Atonement(2007)- User Reviews

relentless

star44

(for the most part) expertly written and directed, really strong performances, especially from mc evoy. the problem, such that it is, with this film, is that it while it is beautifully shot, those exteriors mask some really,really nasty stuff going on underneath the surface. not simply in the interior deliberations of what the characters experience, but more importantly, in terms of the characters' conduct, that is what they actually say, and ultimately, wind up doing to each other.

ostensibly, this movie is about many things, love and death, the horrors of war, an historical context and a broad sense of human suffering, coming of age and loss of innocence, ok i get that. in addition, there are little things and big things, little people and big people in the world, little people in the sense that some relationships are more immediate and important, and bigger people, some relationships more important than others. dialectically, the movie universlizes any number of these themes through an unrelenting dialectical and oscillative process, by jumping back and forth between times, between places, between people and events, and juxtaposing the opposites to explore the messy middle ground in between. fascinating, really, i'm not sure i've ever seen it done in movies in quite this way, and the process, the pace of the film eventually becomes relentless. at the end, wright tacks on yet another level of interpretation which forces the viewer to place historical events in context, resulting in an enormous emotional pressure to reconcile the enormity of the events in a necessarily limited context--that is, to understand all that "historically" happened and relate that experience to a series of emotional judgments, of not emotional constructs.

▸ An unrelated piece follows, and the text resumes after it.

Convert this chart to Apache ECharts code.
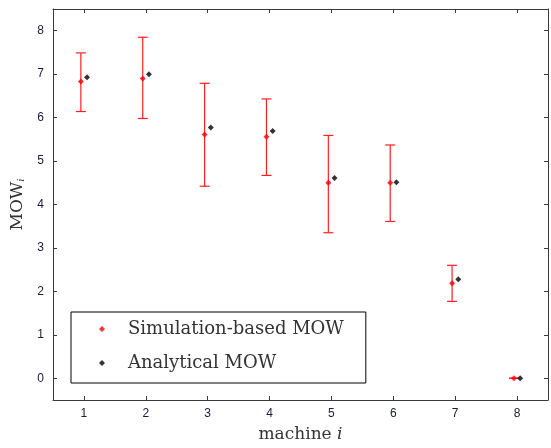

problem is, in atonement, that the process isnt really about atonement at all. its really about emotional brutality, not about the WHY we do the filthy shyt we as human beings do, but the HOW. iow i'm not sure that what hampton and mc ewen put the characters through is "worth it," that the agony, suffering, and brutality is anything more than just that, pain for the sake of exposing the nature of the pain in itself, rather than part of a developmental exercise to educate, inform, and, maybe in some way, appropriately appeal to emotional reach of the interested viewer. maybe the pointlessness is part of the point wright is trying to make, maybe not. but while lacking, and appropriately so, a necessarily autotelic payoff, i still think the huge void at the end of the film suggested some basic and fundamental problems, maybe with the form and structure of the enterprise as a whole. Where you expect integration in the end, you experience alienation and separation, which in some way, may reflect a fundamental cynicsm, rather than an honest attempt on behalf of the filmmakers to resolve a series of troubling conflicts. to their credit, the producers and mc ewen all talk about this--and i think the last shot in the movie is clear evidence of the struggle to definitively resolve, not necessarily at any particular, but at an appropriate level, the problems that they themselves indicated they tried so hard to address. nonetheless, in many places, an asbolutely riveting emotional exercise, an intriguing blend of any number of filmistic elements, and overall, a powerful and emotionally provocative film experience.